Перед его отъездом представился неприятный случай, где Меншиков в первый раз забыл свою обыкновенную преувеличенную осторожность и поступил непростительно. В Фридрихсгаме есть финляндский кадетский корпус, содержащийся на финляндские суммы, но как военно-учебное заведение зависящий от штаба военно-учебных заведений под главным начальством цесаревича, который вместе с тем был канцлером Гельсингфорского университета. Ростовцев сочинил бумагу, совершенно достойную его купеческого происхождения. Он писал, что учителя и офицеры корпуса, получающие 300 рублей содержания за преподавание в классах, дают по 200 и 300 часовых уроков в год, следовательно, имеют от одного до полутора рублей за урок; коллеги в финляндских гимназиях получают столько же, но преподают по 150 или 200 часов, а профессора Александровского университета получают 1000 рублей и дают не более 100 уроков, т. е. имеют по 10 рублей за урок.

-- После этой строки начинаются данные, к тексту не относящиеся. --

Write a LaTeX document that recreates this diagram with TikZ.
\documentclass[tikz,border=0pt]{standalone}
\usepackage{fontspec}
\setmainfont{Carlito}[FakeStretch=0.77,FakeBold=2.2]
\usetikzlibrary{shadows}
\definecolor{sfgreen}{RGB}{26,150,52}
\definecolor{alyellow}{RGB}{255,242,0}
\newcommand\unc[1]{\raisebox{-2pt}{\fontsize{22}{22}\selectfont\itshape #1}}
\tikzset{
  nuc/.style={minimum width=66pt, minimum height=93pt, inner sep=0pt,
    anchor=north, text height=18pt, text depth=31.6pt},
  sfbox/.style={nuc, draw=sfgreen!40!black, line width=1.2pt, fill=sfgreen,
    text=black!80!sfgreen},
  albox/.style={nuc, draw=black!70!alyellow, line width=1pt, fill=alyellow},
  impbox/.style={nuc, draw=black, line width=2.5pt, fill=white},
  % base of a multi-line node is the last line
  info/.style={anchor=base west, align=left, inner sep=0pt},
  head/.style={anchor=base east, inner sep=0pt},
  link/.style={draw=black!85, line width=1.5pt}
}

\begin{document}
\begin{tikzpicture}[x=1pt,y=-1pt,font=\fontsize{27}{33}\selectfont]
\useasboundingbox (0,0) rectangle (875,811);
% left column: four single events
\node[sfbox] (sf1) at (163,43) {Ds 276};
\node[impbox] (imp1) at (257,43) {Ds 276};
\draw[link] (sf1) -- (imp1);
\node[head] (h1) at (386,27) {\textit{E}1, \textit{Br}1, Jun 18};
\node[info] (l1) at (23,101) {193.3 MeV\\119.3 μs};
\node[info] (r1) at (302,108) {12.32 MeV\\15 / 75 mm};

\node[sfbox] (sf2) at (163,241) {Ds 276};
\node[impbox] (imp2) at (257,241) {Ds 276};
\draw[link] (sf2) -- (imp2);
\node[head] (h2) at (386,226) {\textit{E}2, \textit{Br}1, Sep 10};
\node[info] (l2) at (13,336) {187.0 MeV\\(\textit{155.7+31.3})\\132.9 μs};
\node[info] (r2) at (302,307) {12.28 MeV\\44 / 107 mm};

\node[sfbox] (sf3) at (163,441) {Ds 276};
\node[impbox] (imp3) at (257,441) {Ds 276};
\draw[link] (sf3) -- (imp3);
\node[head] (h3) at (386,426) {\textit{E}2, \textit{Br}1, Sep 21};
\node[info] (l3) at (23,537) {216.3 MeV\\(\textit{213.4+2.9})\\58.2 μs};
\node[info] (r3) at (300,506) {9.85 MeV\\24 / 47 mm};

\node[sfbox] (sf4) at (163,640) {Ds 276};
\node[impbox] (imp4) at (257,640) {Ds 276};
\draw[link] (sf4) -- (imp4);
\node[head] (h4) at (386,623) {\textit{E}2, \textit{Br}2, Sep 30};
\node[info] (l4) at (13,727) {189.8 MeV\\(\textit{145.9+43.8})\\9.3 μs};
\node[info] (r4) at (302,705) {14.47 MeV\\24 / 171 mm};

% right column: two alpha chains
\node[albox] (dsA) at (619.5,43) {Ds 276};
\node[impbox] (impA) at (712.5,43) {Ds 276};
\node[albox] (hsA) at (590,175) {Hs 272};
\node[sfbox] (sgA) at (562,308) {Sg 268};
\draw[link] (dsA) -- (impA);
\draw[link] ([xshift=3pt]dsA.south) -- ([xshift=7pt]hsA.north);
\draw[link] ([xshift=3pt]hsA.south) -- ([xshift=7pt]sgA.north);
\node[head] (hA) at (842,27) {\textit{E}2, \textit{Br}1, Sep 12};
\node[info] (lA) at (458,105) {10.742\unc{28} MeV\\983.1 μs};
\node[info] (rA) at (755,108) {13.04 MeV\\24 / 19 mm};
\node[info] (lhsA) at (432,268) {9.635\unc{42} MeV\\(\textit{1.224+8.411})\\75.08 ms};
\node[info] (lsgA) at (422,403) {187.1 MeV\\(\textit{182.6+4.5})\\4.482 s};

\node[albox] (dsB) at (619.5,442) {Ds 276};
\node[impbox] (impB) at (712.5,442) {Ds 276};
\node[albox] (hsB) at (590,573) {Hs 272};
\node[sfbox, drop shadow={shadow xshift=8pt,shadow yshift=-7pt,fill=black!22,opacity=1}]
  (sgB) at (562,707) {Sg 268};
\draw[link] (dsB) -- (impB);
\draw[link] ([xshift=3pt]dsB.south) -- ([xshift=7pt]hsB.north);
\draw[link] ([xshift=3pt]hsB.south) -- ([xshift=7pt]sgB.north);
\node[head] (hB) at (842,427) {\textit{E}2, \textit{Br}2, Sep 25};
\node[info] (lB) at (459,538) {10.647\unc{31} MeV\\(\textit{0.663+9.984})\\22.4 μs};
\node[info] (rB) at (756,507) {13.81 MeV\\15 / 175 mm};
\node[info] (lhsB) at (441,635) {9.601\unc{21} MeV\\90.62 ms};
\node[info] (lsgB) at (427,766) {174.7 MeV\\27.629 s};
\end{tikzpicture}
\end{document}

Развесив труды на весах, как взвешивают пеньку, сало или сахарный песок, Ростовцев, с полным знанием первоначальной арифметики, вывел, сколько должны получать учителя в корпусе и сколько для сего нужно прибавить к штатной сумме.

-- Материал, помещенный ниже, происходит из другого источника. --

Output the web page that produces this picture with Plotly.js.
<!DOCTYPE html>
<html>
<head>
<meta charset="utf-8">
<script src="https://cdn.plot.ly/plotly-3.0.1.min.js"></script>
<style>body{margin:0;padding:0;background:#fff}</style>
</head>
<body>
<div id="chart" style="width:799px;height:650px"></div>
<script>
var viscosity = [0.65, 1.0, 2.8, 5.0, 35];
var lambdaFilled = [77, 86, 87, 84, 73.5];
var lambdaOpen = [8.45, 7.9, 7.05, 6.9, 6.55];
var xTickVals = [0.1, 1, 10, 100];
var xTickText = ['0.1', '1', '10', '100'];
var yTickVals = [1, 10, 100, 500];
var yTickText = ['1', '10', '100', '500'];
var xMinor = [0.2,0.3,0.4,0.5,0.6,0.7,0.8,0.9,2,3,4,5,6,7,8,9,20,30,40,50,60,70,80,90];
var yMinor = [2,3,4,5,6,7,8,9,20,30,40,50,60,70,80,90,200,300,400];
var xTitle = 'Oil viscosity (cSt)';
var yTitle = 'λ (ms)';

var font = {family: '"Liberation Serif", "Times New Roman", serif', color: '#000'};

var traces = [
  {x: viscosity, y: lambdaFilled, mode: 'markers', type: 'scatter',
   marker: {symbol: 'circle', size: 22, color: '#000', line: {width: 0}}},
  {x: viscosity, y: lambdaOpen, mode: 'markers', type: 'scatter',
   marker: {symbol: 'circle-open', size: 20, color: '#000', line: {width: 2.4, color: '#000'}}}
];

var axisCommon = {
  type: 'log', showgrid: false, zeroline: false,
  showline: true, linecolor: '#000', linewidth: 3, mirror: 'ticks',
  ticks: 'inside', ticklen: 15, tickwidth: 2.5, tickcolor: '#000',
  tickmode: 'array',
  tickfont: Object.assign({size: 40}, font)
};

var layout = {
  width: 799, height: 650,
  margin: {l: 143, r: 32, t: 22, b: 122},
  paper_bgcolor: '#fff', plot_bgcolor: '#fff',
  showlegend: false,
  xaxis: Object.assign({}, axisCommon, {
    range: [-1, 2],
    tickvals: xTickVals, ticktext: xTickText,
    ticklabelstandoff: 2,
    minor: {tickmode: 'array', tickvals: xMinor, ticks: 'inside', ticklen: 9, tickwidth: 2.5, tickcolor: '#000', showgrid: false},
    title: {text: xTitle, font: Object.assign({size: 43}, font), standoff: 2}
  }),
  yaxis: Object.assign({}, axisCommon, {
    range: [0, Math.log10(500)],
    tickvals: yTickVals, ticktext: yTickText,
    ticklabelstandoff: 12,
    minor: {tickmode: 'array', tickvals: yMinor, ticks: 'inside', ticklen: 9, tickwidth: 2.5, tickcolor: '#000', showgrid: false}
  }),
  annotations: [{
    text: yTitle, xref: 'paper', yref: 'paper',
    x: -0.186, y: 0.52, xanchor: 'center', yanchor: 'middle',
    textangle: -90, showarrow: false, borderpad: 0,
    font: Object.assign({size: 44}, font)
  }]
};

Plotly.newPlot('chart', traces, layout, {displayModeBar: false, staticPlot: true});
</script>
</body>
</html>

Эту бумагу подсунул он к подписанию цесаревича, дав ей форму рескрипта финляндскому генерал-губернатору. Князь переслал ко мне это письмо при записке: «Подивитесь красноречию нового Демосфена и усильте все эти нелепости».

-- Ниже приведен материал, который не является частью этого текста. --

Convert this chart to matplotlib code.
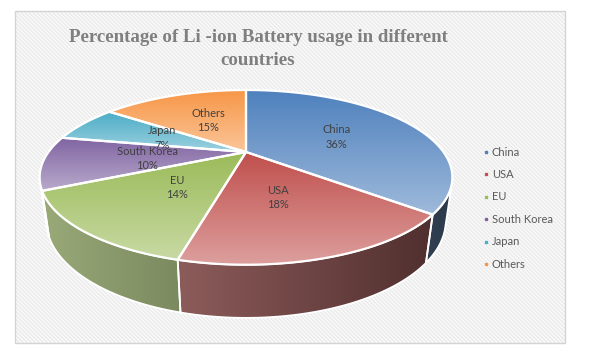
import numpy as np
import matplotlib
matplotlib.use('Agg')
import matplotlib.pyplot as plt
from matplotlib.patches import Polygon, Rectangle
import matplotlib.colors as mcolors

# ---------------- data ----------------
categories = ['China', 'USA', 'EU', 'South Korea', 'Japan', 'Others']
shares = [36, 18, 14, 10, 7, 15]
colors = ['#4f81bd', '#c0504d', '#9bbb59', '#8064a2', '#4bacc6', '#f79646']
title_text = 'Percentage of Li -ion Battery usage in different\ncountries'

# ---------------- layout ----------------
W, H = 589, 360
fig = plt.figure(figsize=(W / 100, H / 100), dpi=100)
ax = fig.add_axes([0, 0, 1, 1])
ax.axis('off')

# background frame with fine diagonal stripes
FX0, FX1, FY0, FY1 = 15, 565, 11, 343
yy, xx = np.mgrid[0:FY1 - FY0, 0:FX1 - FX0]
stripe = ((xx - yy) % 4) < 2
bg = np.where(stripe[..., None], np.array([236, 236, 236]) / 255, np.array([248, 248, 248]) / 255)
ax.imshow(bg, extent=(FX0, FX1, FY1, FY0), origin='upper', aspect='auto',
          interpolation='nearest', zorder=0)
ax.add_patch(Rectangle((FX0, FY0), FX1 - FX0, FY1 - FY0, facecolor='none',
                       edgecolor='#d4d4d4', lw=1.0, zorder=1))

# perspective projection of the 3D pie
CX, CY = 246, 152
F = 622.0
ELEV = np.radians(23.9)
D0 = 3.15
HGT = 0.237
se, ce = np.sin(ELEV), np.cos(ELEV)


def proj(x, y, z):
    d = D0 + y * ce - z * se
    u = y * se + z * ce
    return CX + F * x / d, CY - F * u / d


def grad_image(poly, img, zorder):
    xs, ys = poly[:, 0], poly[:, 1]
    im = ax.imshow(img, extent=(xs.min(), xs.max(), ys.max(), ys.min()), origin='upper',
                   aspect='auto', interpolation='bilinear', zorder=zorder)
    clip = Polygon(poly, closed=True, facecolor='none', edgecolor='none', transform=ax.transData)
    im.set_clip_path(clip)
    return im


def lighten(rgb, t):
    return rgb + (1 - rgb) * t


total = float(sum(shares))
cum = np.concatenate([[0], np.cumsum(shares)]) / total * 360.0  # clockwise from 12 o'clock
thr = -1.0 / (D0 * ce)  # walls facing the viewer where sin(phi) < thr

walls = []
tops = []
for i in range(len(shares)):
    t0, t1 = cum[i], cum[i + 1]
    phis = np.radians(90 - np.linspace(t0, t1, 200))
    base = np.array(mcolors.to_rgb(colors[i]))
    # top face
    ax_, ay_ = proj(np.cos(phis), np.sin(phis), 0.0)
    cx0, cy0 = proj(0.0, 0.0, 0.0)
    top = np.column_stack([np.concatenate([[cx0], ax_]), np.concatenate([[cy0], ay_])])
    tops.append((top, base))
    # visible side wall
    m = np.sin(phis) < thr
    if m.sum() > 1:
        ph = phis[m]
        tx, ty = proj(np.cos(ph), np.sin(ph), 0.0)
        bx, by = proj(np.cos(ph), np.sin(ph), -HGT)
        wall = np.column_stack([np.concatenate([tx, bx[::-1]]), np.concatenate([ty, by[::-1]])])
        walls.append((wall, base))

# draw walls (horizontal shading: lighter on the left, darker on the right)
for wall, base in walls:
    xs = np.linspace(wall[:, 0].min(), wall[:, 0].max(), 80)
    f = np.clip((xs - 180) / 250.0, -1.2, 1.2)
    k = 0.43 - 0.133 * f
    mm = (57 - 33 * f) / 255.0
    img = np.clip(base[None, :] * k[:, None] + mm[:, None], 0, 1)[None, :, :]
    grad_image(wall, img, 2)
    ax.add_patch(Polygon(wall, closed=True, facecolor='none', edgecolor='white', lw=1.3, zorder=2.5))

# draw tops (vertical gradient: base colour at top, lighter at bottom)
for top, base in tops:
    t = np.linspace(0, 1, 64)[:, None]
    img = (base[None, :] * (1 - t) + lighten(base, 0.45)[None, :] * t)[:, None, :]
    grad_image(top, img, 3)
for top, base in tops:
    ax.add_patch(Polygon(top, closed=True, facecolor='none', edgecolor='white', lw=1.6,
                         joinstyle='round', zorder=3.5))

# data labels
label_nudge = [(6, 1), (-3, 1), (2, 1), (1, 1), (2, 1), (2, 0)]
for i, (cat, v) in enumerate(zip(categories, shares)):
    mid = np.radians(90 - (cum[i] + cum[i + 1]) / 2)
    lx, ly = proj(0.5 * np.cos(mid), 0.5 * np.sin(mid), 0.0)
    lx += label_nudge[i][0]
    ly += label_nudge[i][1]
    ax.text(lx, ly, f'{cat}\n{v / total * 100:.0f}%', ha='center', va='center',
            fontsize=8, family='Lato', color='#404040', linespacing=1.35, zorder=5)

# title
for j, line in enumerate(title_text.split('\n')):
    ax.text(258, 42 + 23 * j, line, ha='center', va='baseline', fontsize=13.6,
            family='Liberation Serif', fontweight='bold', color='#7f7f7f', zorder=5)

# legend
for i, cat in enumerate(categories):
    y = 152 + 22.4 * i
    ax.plot([486], [y], marker='s', markersize=1.6, color=colors[i], linestyle='none', zorder=5)
    ax.text(492, y, cat, ha='left', va='center', fontsize=8, family='Lato',
            color='#595959', zorder=5)

ax.set_xlim(0, W)
ax.set_ylim(H, 0)
fig.savefig('out.png', dpi=100, facecolor='white')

Я написал соображение, в котором, разобрав подробно ошибки и нелепости, сказал между прочим, что труд умственный нельзя мерить часами, что если бы это было правильно, то ротный командир должен бы был получать более содержания, чем главнокомандующий, — что низводить профессоров на степень поденщиков менее всего удобно канцлеру, защитнику и покровителю университета, что посему генерал-губернатор просит написать ему другое отношение, которое он мог бы передать в канцелярию, и просит только о прибавке суммы, с умолчанием доводов, представленных его высочеству штабом военно-учебных заведений.